The National Electoral Institute’s president said Sheinbaum had between 58.3% and 60.7% of the vote, according to a statistical sample. Opposition candidate Xóchitl Gálvez had between 26.6% and 28.6% of the vote and Jorge Álvarez Máynez had between 9.9% and 10.8% of the vote.
The preliminary count, which started off very slowly, put Sheinbaum 27 points ahead of Gálvez with 42% of polling place tallies counted shortly after her victory speech.
The governing party candidate campaigned on continuing the political course set over the last six years by her political mentor President Andrés Manuel López Obrador. His anointed successor, the 61-year-old Sheinbaum led the campaign wire-to-wire despite a spirited challenge from Gálvez. This was the first time in Mexico that the two main opponents were women.
Shortly before electoral authorities’ announcement, Gálvez wrote on X, “The votes are there. Don’t let them hide them.” Sheinbaum is unlikely to enjoy the kind of unquestioning devotion that López Obrador has enjoyed. Both belong to the governing Morena party.
Nearly 100 million people were registered to vote, but turnout appeared to be slightly lower than in past elections. Voters were also electing governors in nine of the country’s 32 states, and choosing candidates for both houses of Congress, thousands of mayorships and other local posts, in the biggest elections the nation has seen and ones that have been marked by violence.

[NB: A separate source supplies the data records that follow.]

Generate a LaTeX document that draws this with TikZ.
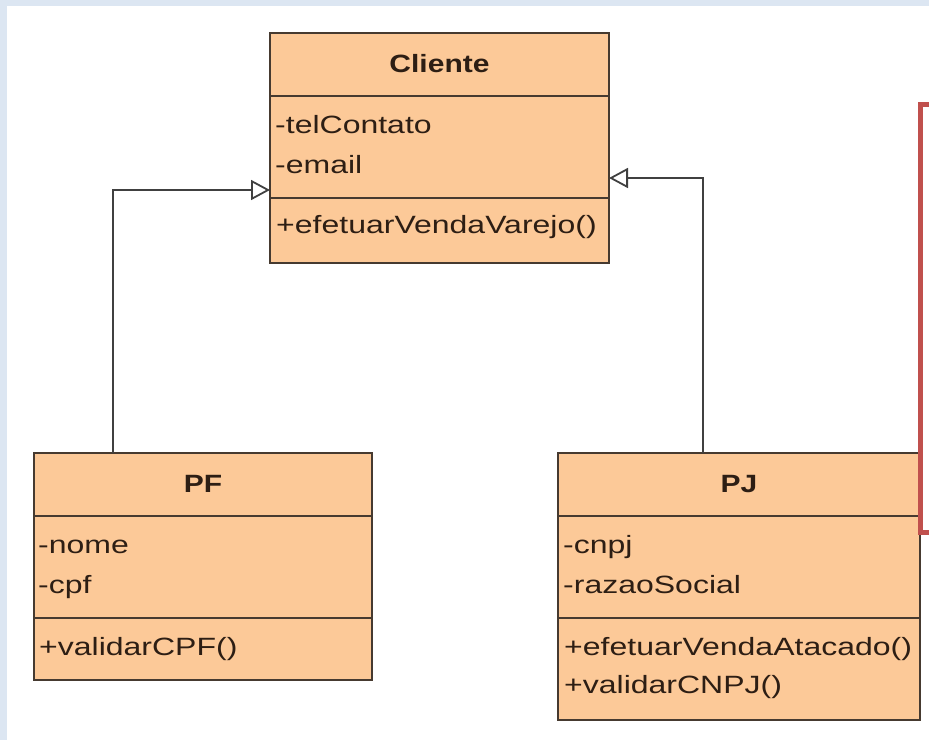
\documentclass[tikz,border=0pt]{standalone}
\usepackage{fontspec}
\setmainfont[FakeStretch=1.28, BoldFeatures={FakeStretch=1.2}]{Liberation Sans}
\usetikzlibrary{arrows.meta}
\definecolor{boxfill}{RGB}{252,201,152}
\definecolor{boxline}{RGB}{70,58,48}
\definecolor{bgblue}{RGB}{220,230,242}
\definecolor{redline}{RGB}{192,80,77}
\definecolor{conn}{RGB}{64,64,64}
\definecolor{txt}{RGB}{45,30,20}
\begin{document}
\begin{tikzpicture}[x=1pt,y=-1pt,
  cls/.style={draw=boxline, fill=boxfill, line width=2.2pt, rectangle, inner sep=0pt, outer sep=0pt, anchor=north west},
  sep/.style={draw=boxline, line width=2pt},
  ttl/.style={anchor=base, inner sep=0pt, text=txt, font=\fontsize{25}{30}\selectfont\bfseries},
  mem/.style={anchor=base west, inner sep=0pt, text=txt, font=\fontsize{25}{30}\selectfont},
  gen/.style={draw=conn, line width=1.8pt, -{Triangle[open, length=19pt, width=20pt, fill=white, line width=1.8pt]}}
]
\useasboundingbox (0,0) rectangle (929,740);
\fill[white] (0,0) rectangle (929,740);
\fill[bgblue] (0,0) rectangle (929,6);
\fill[bgblue] (0,0) rectangle (7,740);

% Cliente
\node[cls, minimum width=339pt, minimum height=230pt] (cliente) at (270,33) {};
\draw[sep] (270,96) -- (609,96);
\draw[sep] (270,198) -- (609,198);
\node[ttl] (clienteT) at (439.5,72) {Cliente};
\node[mem] (clienteA1) at (275,133) {-telContato};
\node[mem] (clienteA2) at (275,173) {-email};
\node[mem] (clienteM1) at (276,233) {+efetuarVendaVarejo()};

% PF
\node[cls, minimum width=338pt, minimum height=227pt] (pf) at (34,453) {};
\draw[sep] (34,516) -- (372,516);
\draw[sep] (34,618) -- (372,618);
\node[ttl] (pfT) at (203,492) {PF};
\node[mem] (pfA1) at (38,553) {-nome};
\node[mem] (pfA2) at (38,593) {-cpf};
\node[mem] (pfM1) at (39,655) {+validarCPF()};

% PJ
\node[cls, minimum width=362pt, minimum height=267pt] (pj) at (558,453) {};
\draw[sep] (558,516) -- (920,516);
\draw[sep] (558,618) -- (920,618);
\node[ttl] (pjT) at (739,492) {PJ};
\node[mem] (pjA1) at (563,553) {-cnpj};
\node[mem] (pjA2) at (563,593) {-razaoSocial};
\node[mem] (pjM1) at (564,655) {+efetuarVendaAtacado()};
\node[mem] (pjM2) at (564,693) {+validarCNPJ()};

% generalizations
\draw[gen] ([xshift=79pt]pf.north west) |- ([yshift=-42pt]cliente.west);
\draw[gen] ([xshift=145pt]pj.north west) |- ([yshift=-30pt]cliente.east);

% red frame (cut off at right edge)
\draw[redline, line width=5pt] (933,104) -- (920.5,104) -- (920.5,532) -- (933,532);
\end{tikzpicture}
\end{document}
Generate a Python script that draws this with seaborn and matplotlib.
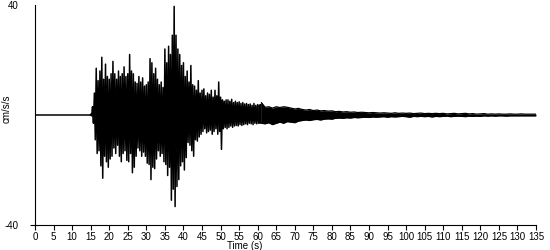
import numpy as np
import pandas as pd
import matplotlib
matplotlib.use("Agg")
import matplotlib.pyplot as plt
import seaborn as sns

# ---- data (cm/s/s) ----
# quiet pre-event part
quiet_time = [0.0, 15.0]
quiet_value = [0.0, 0.0]

# strong-motion body: peaks every 0.5 s from 15.0 s to 60.0 s
body_start = 15.0
body_step = 0.5
body_upper = [
    0.3, 3, 8, 17, 12.5, 16, 21, 13, 18.5, 14,
    13, 15, 19.5, 15, 13, 16, 14, 15, 17.5, 14,
    15, 22, 16, 15, 12, 11.5, 14, 12, 13.5, 10.5,
    11, 12, 20.5, 19, 15, 17, 13, 11, 12, 10,
    24, 19, 25, 22, 29, 39.5, 29, 24, 22, 18,
    19, 14, 16, 12, 18, 11, 10.5, 9, 12.5, 8,
    9, 9.5, 7, 8, 7.5, 9, 6.5, 9, 7, 12,
    6.5, 5.5, 5, 5.5, 5.5, 5, 5.7, 4.5, 5, 4.5,
    4.8, 4.2, 4.5, 4, 4.2, 3.8, 4, 3.5, 4.2, 3.5,
    3.8,
]
body_lower = [
    -0.3, -3, -9, -14, -13, -18.5, -23, -15, -17, -19,
    -16, -15, -12, -14, -11, -15, -17, -14, -13, -16.5,
    -17, -14, -21, -19, -15, -12, -13, -15, -13.5, -15,
    -17.5, -18, -23.5, -19, -19.5, -16, -13, -15, -14, -17,
    -18, -22, -19, -31, -27, -33.3, -26, -23.5, -18.5, -17,
    -20, -15.5, -10, -11, -13, -15, -9, -9.5, -8, -7,
    -6, -5, -6.5, -6, -5.5, -7, -6, -5, -7, -6,
    -12.5, -5, -4.5, -5, -4.5, -4, -4.5, -4, -3.8, -4,
    -3.5, -3.8, -3.5, -3.2, -3.5, -3, -3.2, -3.5, -3, -3.2,
    -3,
]

# coda / tail: envelope every 1 s from 61 s to 135 s
tail_start = 61.0
tail_step = 1.0
tail_upper = [
    4.5, 2.8, 3, 2.5, 3, 2.7, 3, 2.8, 2.5, 2.2,
    2.4, 2, 1.8, 2, 1.6, 1.8, 1.5, 1.6, 1.4, 1.5,
    1.2, 1.3, 1.1, 1.2, 1.0, 1.1, 0.9, 1.0, 0.9, 0.8,
    0.9, 0.8, 0.7, 0.8, 0.7, 0.6, 0.8, 0.6, 0.7, 0.6,
    0.7, 0.5, 0.6, 0.7, 0.5, 0.6, 0.5, 0.6, 0.5, 0.6,
    0.4, 0.5, 0.6, 0.4, 0.5, 0.6, 0.4, 0.5, 0.3, 0.4,
    0.5, 0.3, 0.4, 0.3, 0.4, 0.3, 0.3, 0.4, 0.3, 0.3,
    0.4, 0.3, 0.3, 0.3, 0.3,
]
tail_lower = [
    -3, -3.2, -2.8, -3.5, -3, -2.6, -3, -2.4, -2.6, -2.8,
    -2.2, -2, -1.8, -2, -1.7, -1.6, -1.8, -1.5, -1.4, -1.5,
    -1.2, -1.1, -1.2, -1.0, -1.1, -0.9, -1.0, -0.9, -0.8, -0.9,
    -0.7, -0.8, -0.7, -0.6, -0.8, -0.6, -0.7, -0.6, -0.5, -0.6,
    -0.8, -0.5, -0.6, -0.5, -0.6, -0.5, -0.7, -0.5, -0.6, -0.5,
    -0.4, -0.6, -0.5, -0.4, -0.5, -0.6, -0.4, -0.5, -0.4, -0.5,
    -0.3, -0.4, -0.3, -0.4, -0.3, -0.3, -0.4, -0.3, -0.3, -0.3,
    -0.3, -0.3, -0.3, -0.3, -0.3,
]

x_ticks = list(range(0, 136, 5))
y_ticks = [-40, 40]
y_ticklabels = ["-40", "40"]
x_label = "Time (s)"
y_label = "cm/s/s"


def peaks_to_trace(start, step, upper, lower):
    t, v = [], []
    for i, (u, l) in enumerate(zip(upper, lower)):
        t0 = start + i * step
        t += [t0, t0 + step / 2]
        v += [u, l]
    return t, v


bt, bv = peaks_to_trace(body_start, body_step, body_upper, body_lower)
df_body = pd.DataFrame({"t": quiet_time + bt, "a": quiet_value + bv})

tail_time = [tail_start + i * tail_step for i in range(len(tail_upper))]
df_tail = pd.DataFrame({"t": tail_time, "up": tail_upper, "lo": tail_lower})

sns.set_theme(style="white")
plt.rcParams["font.family"] = ["Liberation Sans", "DejaVu Sans"]

fig = plt.figure(figsize=(5.5, 2.5), dpi=100)
ax = fig.add_axes([35 / 550, 25 / 250, 501 / 550, 220 / 250])

LW = 1.1
sns.lineplot(data=df_body, x="t", y="a", sort=False, estimator=None,
             color="black", linewidth=LW, ax=ax)
# coda drawn as a dense band between its envelopes
ax.fill_between(df_tail["t"], df_tail["lo"], df_tail["up"],
                color="black", linewidth=0)
sns.lineplot(data=df_tail, x="t", y="up", estimator=None, color="black",
             linewidth=0.9, ax=ax)
sns.lineplot(data=df_tail, x="t", y="lo", estimator=None, color="black",
             linewidth=0.9, ax=ax)
# joint between body and coda
ax.fill_between([body_start + body_step * (len(body_upper) - 1), tail_start],
                [body_lower[-1], tail_lower[0]],
                [body_upper[-1], tail_upper[0]], color="black", linewidth=0)

ax.set_xlim(0, 135)
ax.set_ylim(-40, 40)
ax.set_xticks(x_ticks)
ax.set_xticklabels([str(v) for v in x_ticks])
ax.set_yticks(y_ticks)
ax.set_yticklabels(y_ticklabels)

for side in ["top", "right"]:
    ax.spines[side].set_visible(False)
for side in ["left", "bottom"]:
    ax.spines[side].set_color("black")
    ax.spines[side].set_linewidth(0.8)

ax.tick_params(axis="x", direction="out", length=3.6, width=0.8,
               colors="black", labelsize=7, pad=1.5, bottom=True)
ax.tick_params(axis="y", direction="out", length=3.6, width=0.8,
               colors="black", labelsize=7, pad=8, left=True)
ax.yaxis.get_major_ticks()[1].tick1line.set_visible(False)

ax.set_xlabel(x_label, fontsize=7, color="black")
ax.set_ylabel(y_label, fontsize=7, color="black")
ax.xaxis.set_label_coords(0.419, -0.073)
ax.yaxis.set_label_coords(-0.046, 0.53)
ax.grid(False)

fig.savefig("out.png", dpi=100, facecolor="white")
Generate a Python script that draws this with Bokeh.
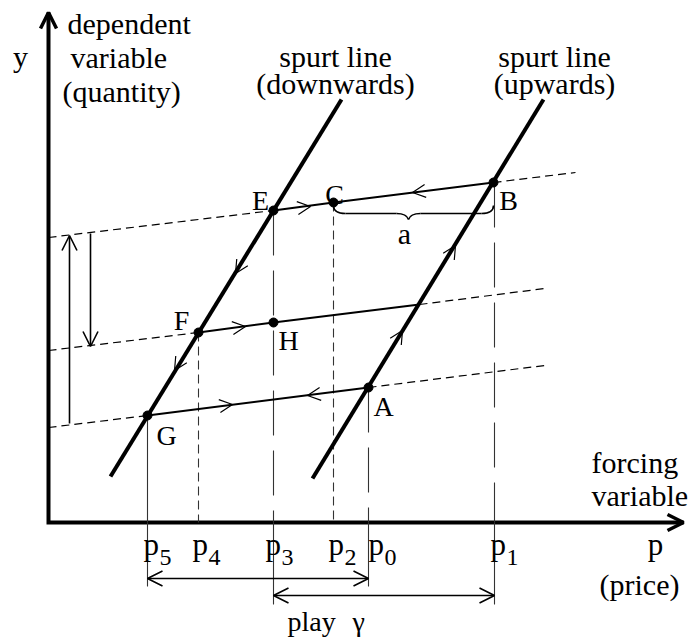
from bokeh.plotting import figure
from bokeh.models import Range1d, Arrow, OpenHead, ColumnDataSource
from bokeh.core.properties import value
from bokeh.embed import file_html
from bokeh.resources import INLINE

FONT = "Liberation Serif"

# ---------------- data (diagram units: price p to the right, quantity y upwards)
# ticks on the price axis
tick_sub = ["5", "4", "3", "2", "0", "1"]
tick_p = [99, 150, 225, 285, 320, 446]
tick_from = [107, 190, 312, 320, 135, 340]      # y of the state point above each tick
tick_kind = ["solid", "short", "long", "short", "long", "long"]
tick_below = [-64, 0, -82, 0, -64, -82]          # how far the tick line runs below the axis
tick_label_dx = [-4, -6, -8, -5, 0, -4]

# named states
pt_names = ["A", "B", "C", "E", "F", "G", "H"]
pt_p = [320, 445, 285, 225, 150, 99, 225]
pt_y = [135, 340, 320, 312, 190, 107, 200]
pt_lab_dx = [15, 15, 1, -13, -17, 19, 15]
pt_lab_dy = [-19, -18, 8, 10, 12, -20, -18]

# spurt lines
down_p = [62, 293]
down_y = [46, 423]
up_p = [264, 495]
up_y = [44, 423]
down_slope = 1.632
up_slope = 1.64
path_slope = 0.125

# solid paths
top_p = [225, 285, 445]   # E - C - B
top_y = [312, 320, 340]
mid_p = [150, 225, 371]   # F - H - upward spurt line
mid_y = [190, 200, 218]
bot_p = [99, 320]         # G - A
bot_y = [107, 135]

# dashed continuations
dash_p0 = [0, 445, 0, 371, 0, 320]
dash_y0 = [285, 340, 172, 218, 95, 135]
dash_p1 = [225, 527, 150, 496, 99, 496]
dash_y1 = [312, 350, 190, 234, 107, 157]

# direction marks along the paths
mark_p = [262, 364, 187, 126, 197, 184, 259, 354, 407]
mark_y = [316, 330, 249, 152, 196, 118, 127, 192, 277]
mark_dir = ["right", "left", "down", "down", "right", "right", "left", "up", "up"]

# brace "a" between C and B
brace_p0, brace_p1, brace_mid = 285, 445, 360
brace_end_y, brace_y, brace_tip_y = 317, 309, 303

# vertical arrows on the left
varrow_p = [21, 42]
varrow_from = [99, 289]
varrow_to = [287, 176]

# play arrows
play_y = [-56, -73]
play_from = [99, 225]
play_to = [320, 446]

axis_top = 510
axis_right = 635

# ---------------- figure
p = figure(width=691, height=639, x_range=Range1d(-48, 643), y_range=Range1d(-117, 522),
           output_backend="svg", toolbar_location=None, min_border=0,
           x_axis_type=None, y_axis_type=None)
p.grid.visible = False
p.outline_line_color = None
p.background_fill_color = "white"
p.border_fill_color = "white"

# axes
p.line([0, 0, axis_right], [axis_top, 0, 0], line_width=4, color="black", line_join="miter")
p.add_layout(Arrow(end=OpenHead(size=16, line_width=3.5, line_color="black"),
                   x_start=0, y_start=axis_top - 5, x_end=0, y_end=axis_top, line_alpha=0))
p.add_layout(Arrow(end=OpenHead(size=16, line_width=3.5, line_color="black"),
                   x_start=axis_right - 5, y_start=0, x_end=axis_right, y_end=0, line_alpha=0))

# projection lines to the price axis
dash_map = {"solid": "solid", "short": "9 5", "long": "45 15"}
for tp, tf, tk, tb in zip(tick_p, tick_from, tick_kind, tick_below):
    p.line([tp, tp], [tf, 0], line_width=1.1, color="#333333", line_dash=dash_map[tk])
    if tb < 0:
        p.line([tp, tp], [0, tb], line_width=1.1, color="#333333")

# dashed path continuations
p.segment(dash_p0, dash_y0, dash_p1, dash_y1, line_width=1.2, color="black", line_dash="8 5")

# solid paths
for xs, ys in [(top_p, top_y), (mid_p, mid_y), (bot_p, bot_y)]:
    p.line(xs, ys, line_width=2, color="black")

# spurt lines
p.line(down_p, down_y, line_width=4, color="black")
p.line(up_p, up_y, line_width=4, color="black")

# direction marks
dirs = {"right": (1.0, path_slope), "left": (-1.0, -path_slope),
        "down": (-1.0, -down_slope), "up": (1.0, up_slope)}
xs0, ys0 = [], []
for mp, my, md in zip(mark_p, mark_y, mark_dir):
    dx, dy = dirs[md]
    n = (dx * dx + dy * dy) ** 0.5
    xs0.append(mp - 4 * dx / n)
    ys0.append(my - 4 * dy / n)
msrc = ColumnDataSource(dict(xs=xs0, ys=ys0, xe=mark_p, ye=mark_y))
p.add_layout(Arrow(end=OpenHead(size=13, line_width=1.2, line_color="black"),
                   x_start="xs", y_start="ys", x_end="xe", y_end="ye",
                   source=msrc, line_alpha=0))

# state points
p.scatter(pt_p, pt_y, size=9, color="black")

# brace
r = 12
p.quadratic(x0=[brace_p0, brace_mid - r, brace_mid, brace_p1 - r],
            y0=[brace_end_y, brace_y, brace_tip_y, brace_y],
            x1=[brace_p0 + r, brace_mid, brace_mid + r, brace_p1],
            y1=[brace_y, brace_tip_y, brace_y, brace_end_y],
            cx=[brace_p0, brace_mid - 2, brace_mid + 2, brace_p1],
            cy=[brace_y, brace_y, brace_y, brace_y],
            line_width=1.6, color="black")
p.segment([brace_p0 + r, brace_mid + r], [brace_y, brace_y],
          [brace_mid - r, brace_p1 - r], [brace_y, brace_y], line_width=1.6, color="black")

# vertical arrows on the left
vsrc = ColumnDataSource(dict(x=varrow_p, y0=varrow_from, y1=varrow_to))
p.add_layout(Arrow(end=OpenHead(size=15, line_width=1.6, line_color="black"),
                   x_start="x", y_start="y0", x_end="x", y_end="y1",
                   source=vsrc, line_width=1.6, line_color="black"))

# play arrows
psrc = ColumnDataSource(dict(x0=play_from, x1=play_to, y=play_y))
p.add_layout(Arrow(start=OpenHead(size=15, line_width=1.6, line_color="black"),
                   end=OpenHead(size=15, line_width=1.6, line_color="black"),
                   x_start="x0", y_start="y", x_end="x1", y_end="y",
                   source=psrc, line_width=1.6, line_color="black"))

# ---------------- texts (positions give the vertical middle of each text)
def txt(x, y, s, size, align="left"):
    p.text(x=[x], y=[y], text=[s], text_font=value(FONT), text_font_size=size,
           text_align=align, text_baseline="middle", text_color="black")

# state labels
p.text(x=[a + b for a, b in zip(pt_p, pt_lab_dx)],
       y=[a + b for a, b in zip(pt_y, pt_lab_dy)],
       text=pt_names, text_font=value(FONT), text_font_size="28px",
       text_align="center", text_baseline="middle", text_color="black")
txt(brace_mid - 4, brace_tip_y - 14, "a", "30px", "center")

# tick labels
for tp, ts, tdx in zip(tick_p, tick_sub, tick_label_dx):
    txt(tp + tdx, -22, "p", "31px")
    txt(tp + tdx + 16, -35, ts, "24px")

# axis titles
txt(-28, 466, "y", "30px", "center")
txt(19, 499, "dependent", "30px")
txt(22, 465, "variable", "30px")
txt(14, 431, "(quantity)", "30px")
txt(543, 60, "forcing", "30px")
txt(543, 27, "variable", "30px")
txt(607, -22, "p", "31px", "center")
txt(591, -62, "(price)", "30px", "center")

# spurt line titles
txt(287, 466, "spurt line", "30px", "center")
txt(287, 439, "(downwards)", "30px", "center")
txt(506, 466, "spurt line", "30px", "center")
txt(506, 439, "(upwards)", "30px", "center")

# play
txt(239, -99, "play", "28px")
txt(304, -99, "\u03b3", "28px")

open("out.html", "w").write(file_html(p, INLINE))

The elections were widely seen as a referendum on López Obrador, a populist who has expanded social programs but largely failed to reduce cartel violence in Mexico. His Morena party currently holds 23 of the 32 governorships and a simple majority of seats in both houses of Congress. Mexico’s constitution prohibits the president’s reelection.
Sheinbaum promised to continue all of López Obrador’s policies, including a universal pension for the elderly and a program that pays youths to apprentice.